A not-so-sweet idea (Sept. 22)

By Chuck Doud
The Madera Tribune

I’m not one who drinks sodas with sugar in them. For me, it’s diet Coke, diet Dr. Pepper or diet Pepsi all the way. That’s why I don’t personally care if plans to put a tax on sugared soda pop are carried out.

The penny-an-ounce tax (about 12 cents a can) being proposed by San Francisco’s mayor and gubernatorial hopeful, Gavin Newsom, would be imposed mainly on San Francisco’s young people, who are the main Coke, Pepsi and Dr. Pepper drinkers. But that’s okay in this case. If you don’t look like Newsom, you deserve to pay more taxes.

Newsom, a skinny Democrat, is a believer in the data we’ve been hearing lately that the reason Americans seem to be getting fatter is because of all the sugary soft drinks we consume (or rather that you consume, what with my being sugar free). Because as a people we are getting more obese, we also are getting more diabetes, more high blood pressure, more heart attacks, etc., and dieticians are blaming a good part of it on all the sugar Americans consume, especially what they consume as children.

And there’s probably some truth in those data, although there are other data that also show we are eating more fruits and vegetables, too.

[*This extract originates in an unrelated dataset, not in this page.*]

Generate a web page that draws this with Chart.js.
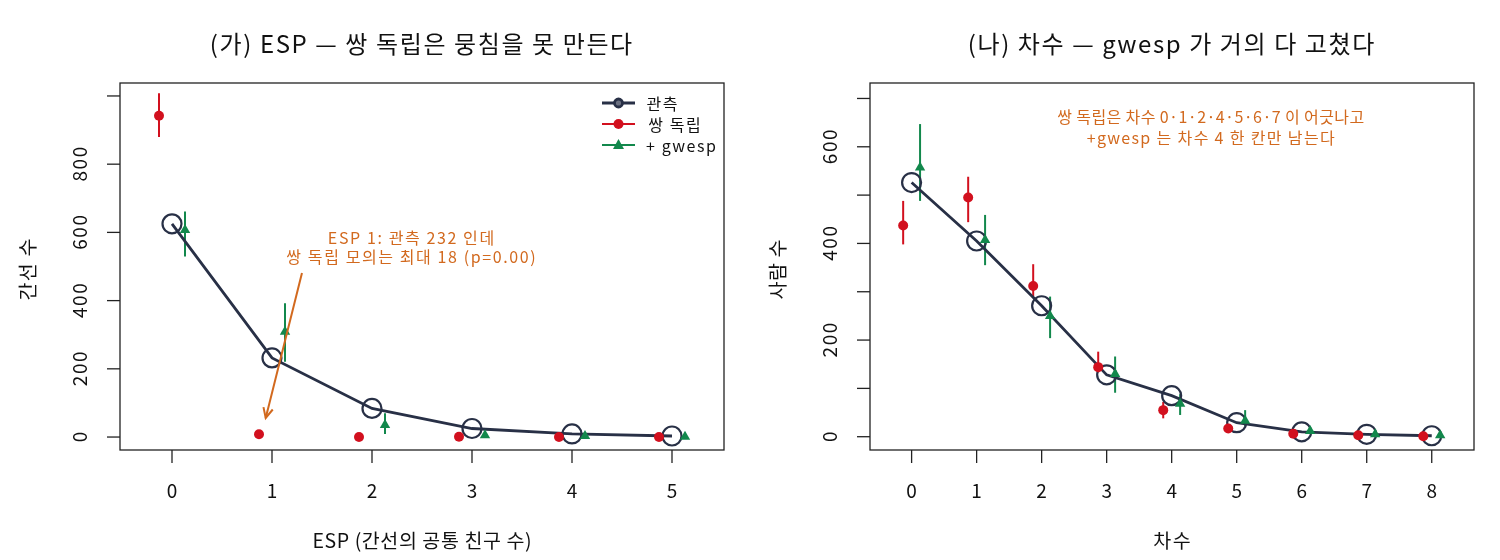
<!DOCTYPE html>
<html><head><meta charset="utf-8">
<script src="https://cdn.jsdelivr.net/npm/chart.js@4/dist/chart.umd.min.js"></script>
<style>
html,body{margin:0;padding:0;background:#fff;}
#wrap{position:relative;width:1500px;height:560px;}
.c{position:absolute;top:0;width:750px;height:560px;}
</style></head>
<body><div id="wrap">
<div class="c" style="left:0"><canvas id="c1" width="750" height="560"></canvas></div>
<div class="c" style="left:750px"><canvas id="c2" width="750" height="560"></canvas></div>
</div>
<script>
// ---- data: panel (가) ESP ----
const espCats = [0, 1, 2, 3, 4, 5];
const espObs = [625, 232, 84, 25, 9, 3];
const espInd = [942, 8, 0, 1, 0, 0];
const espIndLo = [880, 8, 0, 1, 0, 0];
const espIndHi = [1008, 8, 0, 1, 0, 0];
const espGw = [607, 309, 35, 5, 3, 1];
const espGwLo = [529, 221, 9, 5, 3, 1];
const espGwHi = [661, 392, 70, 5, 3, 1];
const espYTicks = [0, 200, 400, 600, 800, 1000];
const espYLabels = ['0', '200', '400', '600', '800', ''];

// ---- data: panel (나) 차수 ----
const degCats = [0, 1, 2, 3, 4, 5, 6, 7, 8];
const degObs = [526, 405, 271, 128, 85, 29, 10, 5, 2];
const degInd = [437, 495, 312, 144, 55, 17, 6, 3, 1];
const degIndLo = [398, 444, 290, 133, 38, 12, 6, 3, 1];
const degIndHi = [488, 538, 357, 176, 72, 22, 6, 3, 1];
const degGw = [557, 407, 250, 130, 68, 33, 12, 5, 3];
const degGwLo = [488, 355, 204, 91, 45, 22, 12, 5, 3];
const degGwHi = [647, 459, 290, 166, 88, 55, 12, 5, 3];
const degYTicks = [0, 100, 200, 300, 400, 500, 600, 700];
const degYLabels = ['0', '', '200', '', '400', '', '600', ''];

const COL_OBS = '#283046', COL_IND = '#d2101e', COL_GW = '#12884c', COL_ANN = '#d2691e';
const FONT = '"Noto Sans CJK KR", "Noto Sans", sans-serif';
const OFF = 0.13;

function pts(cats, vals, off) { return cats.map((c, i) => ({x: c + off, y: vals[i]})); }

// draw text centred at (cx, cy), widened slightly by letter spacing towards a target width
function fitText(ctx, text, cx, cy, target, rot) {
  ctx.save();
  ctx.translate(cx, cy);
  if (rot) ctx.rotate(rot);
  ctx.letterSpacing = '0px';
  const n = [...text].length;
  const w = ctx.measureText(text).width;
  let ls = 0;
  if (target && n > 1) ls = Math.min(1.6, Math.max(0, (target - w) / (n - 1)));
  ctx.letterSpacing = ls + 'px';
  ctx.textAlign = 'left';
  const tw = w + ls * (n - 1);
  ctx.fillText(text, -tw / 2, 0);
  ctx.restore();
}

function makeChart(id, cfg) {
  const plugin = {
    id: 'decor' + id,
    beforeDatasetsDraw(chart) {
      const ctx = chart.ctx, xs = chart.scales.x, ys = chart.scales.y;
      ctx.save();
      ctx.lineWidth = 2;
      cfg.bars.forEach(b => {
        ctx.strokeStyle = b.color;
        b.cats.forEach((c, i) => {
          if (b.hi[i] === b.lo[i]) return;
          const x = xs.getPixelForValue(c + b.off);
          ctx.beginPath();
          ctx.moveTo(x, ys.getPixelForValue(b.lo[i]));
          ctx.lineTo(x, ys.getPixelForValue(b.hi[i]));
          ctx.stroke();
        });
      });
      ctx.restore();
    },
    afterDraw(chart) {
      const ctx = chart.ctx, a = chart.chartArea, xs = chart.scales.x, ys = chart.scales.y;
      ctx.save();
      ctx.textBaseline = 'middle';
      // box
      ctx.strokeStyle = '#222'; ctx.lineWidth = 1.3;
      ctx.strokeRect(a.left, a.top, a.right - a.left, a.bottom - a.top);
      ctx.fillStyle = '#111';
      ctx.font = '19px ' + FONT;
      // x ticks
      cfg.xTicks.forEach(t => {
        const x = xs.getPixelForValue(t);
        ctx.beginPath(); ctx.moveTo(x, a.bottom); ctx.lineTo(x, a.bottom + 13); ctx.stroke();
        fitText(ctx, String(t), x, a.bottom + 41, 0);
      });
      // y ticks
      cfg.yTicks.forEach((t, i) => {
        const y = ys.getPixelForValue(t);
        ctx.beginPath(); ctx.moveTo(a.left, y); ctx.lineTo(a.left - 13, y); ctx.stroke();
        if (cfg.yLabels[i]) {
          const lab = cfg.yLabels[i];
          fitText(ctx, lab, a.left - 40, y, lab.length > 1 ? 36 : 0, -Math.PI / 2);
        }
      });
      // axis titles
      ctx.font = '19.5px ' + FONT;
      fitText(ctx, cfg.xTitle, (a.left + a.right) / 2, 541, cfg.xTitleW);
      fitText(ctx, cfg.yTitle, a.left - 92, (a.top + a.bottom) / 2 + 3, cfg.yTitleW, -Math.PI / 2);
      // main title
      ctx.font = '24px ' + FONT;
      fitText(ctx, cfg.title, cfg.titleX, 44, cfg.titleW);
      // annotation
      ctx.fillStyle = COL_ANN; ctx.font = '16px ' + FONT;
      cfg.ann.lines.forEach((l, i) => {
        fitText(ctx, l, xs.getPixelForValue(cfg.ann.x), ys.getPixelForValue(cfg.ann.y[i]), cfg.ann.w[i]);
      });
      if (cfg.arrow) {
        const x0 = xs.getPixelForValue(cfg.arrow[0]), y0 = ys.getPixelForValue(cfg.arrow[1]);
        const x1 = xs.getPixelForValue(cfg.arrow[2]), y1 = ys.getPixelForValue(cfg.arrow[3]);
        ctx.strokeStyle = COL_ANN; ctx.lineWidth = 2;
        ctx.beginPath(); ctx.moveTo(x0, y0); ctx.lineTo(x1, y1); ctx.stroke();
        const ang = Math.atan2(y1 - y0, x1 - x0), L = 11, w = 0.45;
        ctx.beginPath();
        ctx.moveTo(x1 - L * Math.cos(ang - w), y1 - L * Math.sin(ang - w));
        ctx.lineTo(x1, y1);
        ctx.lineTo(x1 - L * Math.cos(ang + w), y1 - L * Math.sin(ang + w));
        ctx.stroke();
      }
      // legend
      if (cfg.legend) {
        const items = [['관측', COL_OBS, 'o', 32], ['쌍 독립', COL_IND, 'c', 57], ['+ gwesp', COL_GW, 't', 70]];
        const lx0 = a.right - 122, lx1 = a.right - 89, tx = a.right - 78;
        ctx.font = '16px ' + FONT;
        items.forEach((it, i) => {
          const y = a.top + 20 + i * 21;
          ctx.strokeStyle = it[1]; ctx.lineWidth = i === 0 ? 3 : 2;
          ctx.beginPath(); ctx.moveTo(lx0, y); ctx.lineTo(lx1, y); ctx.stroke();
          const cx = (lx0 + lx1) / 2;
          ctx.fillStyle = it[1];
          if (it[2] === 'o') {
            ctx.beginPath(); ctx.arc(cx, y, 4, 0, 2 * Math.PI); ctx.fillStyle = '#6b7080'; ctx.fill();
            ctx.lineWidth = 2.8; ctx.stroke();
          } else if (it[2] === 'c') {
            ctx.beginPath(); ctx.arc(cx, y, 5, 0, 2 * Math.PI); ctx.fill();
          } else {
            ctx.beginPath(); ctx.moveTo(cx, y - 6); ctx.lineTo(cx + 5.5, y + 4); ctx.lineTo(cx - 5.5, y + 4); ctx.closePath(); ctx.fill();
          }
          ctx.fillStyle = '#111';
          fitText(ctx, it[0], tx + it[3] / 2, y + 1, it[3]);
        });
      }
      ctx.restore();
    }
  };
  return new Chart(document.getElementById(id), {
    type: 'scatter',
    data: {
      datasets: [
        {data: pts(cfg.cats, cfg.ind, -OFF), pointStyle: 'circle', pointRadius: 5, backgroundColor: COL_IND, borderColor: COL_IND, borderWidth: 0, showLine: false},
        {data: pts(cfg.cats, cfg.gw, OFF), pointStyle: 'triangle', pointRadius: 6, backgroundColor: COL_GW, borderColor: COL_GW, borderWidth: 0, showLine: false},
        {data: pts(cfg.cats, cfg.obs, 0), showLine: true, borderColor: COL_OBS, borderWidth: 2.8, pointStyle: 'circle', pointRadius: 9.5, pointBorderWidth: 2.2, pointBorderColor: COL_OBS, pointBackgroundColor: 'rgba(0,0,0,0)', tension: 0}
      ]
    },
    options: {
      responsive: false, animation: false, devicePixelRatio: 1,
      layout: {padding: {left: 120, right: 26, top: 83, bottom: 110}},
      plugins: {legend: {display: false}, tooltip: {enabled: false}, title: {display: false}},
      scales: {
        x: {type: 'linear', display: false, min: cfg.xMin, max: cfg.xMax},
        y: {type: 'linear', display: false, min: cfg.yMin, max: cfg.yMax}
      }
    },
    plugins: [plugin]
  });
}

makeChart('c1', {
  cats: espCats, obs: espObs, ind: espInd, gw: espGw,
  bars: [{cats: espCats, lo: espIndLo, hi: espIndHi, off: -OFF, color: COL_IND},
         {cats: espCats, lo: espGwLo, hi: espGwHi, off: OFF, color: COL_GW}],
  xMin: -0.52, xMax: 5.52, yMin: -38, yMax: 1038,
  xTicks: espCats, yTicks: espYTicks, yLabels: espYLabels,
  title: '(가) ESP — 쌍 독립은 뭉침을 못 만든다', titleX: 421, titleW: 463,
  xTitle: 'ESP (간선의 공통 친구 수)', xTitleW: 219,
  yTitle: '간선 수', yTitleW: 62,
  ann: {x: 2.39, y: [584, 528], w: [172, 255], lines: ['ESP 1: 관측 232 인데', '쌍 독립 모의는 최대 18 (p=0.00)']},
  arrow: [1.30, 481, 0.937, 56],
  legend: true
});

makeChart('c2', {
  cats: degCats, obs: degObs, ind: degInd, gw: degGw,
  bars: [{cats: degCats, lo: degIndLo, hi: degIndHi, off: -OFF, color: COL_IND},
         {cats: degCats, lo: degGwLo, hi: degGwHi, off: OFF, color: COL_GW}],
  xMin: -0.64, xMax: 8.65, yMin: -27.5, yMax: 732,
  xTicks: degCats, yTicks: degYTicks, yLabels: degYLabels,
  title: '(나) 차수 — gwesp 가 거의 다 고쳤다', titleX: 421, titleW: 442,
  xTitle: '차수', xTitleW: 42,
  yTitle: '사람 수', yTitleW: 60,
  ann: {x: 4.6, y: [661, 618], w: [307, 248], lines: ['쌍 독립은 차수 0·1·2·4·5·6·7 이 어긋나고', '+gwesp 는 차수 4 한 칸만 남는다']},
  arrow: null,
  legend: false
});
</script>
</body></html>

Newsom probably hopes piling a tax on sugary pop will have the same effect that piling taxes on cigarettes had, which was to discourage some users from using. With a package of cigarettes costing what a carton once sold for, it’s no wonder fewer people are buying smokes. But to have the same effect on soda pop, a cent-an-ounce tax wouldn’t cut it. The tax would have to be more like $3 a can or $10 for a 2-liter bottle.

And to whom would all those taxes go? Probably to support the poor, who wouldn’t be able to afford to eat because of all the money they’d be spending on soda pop.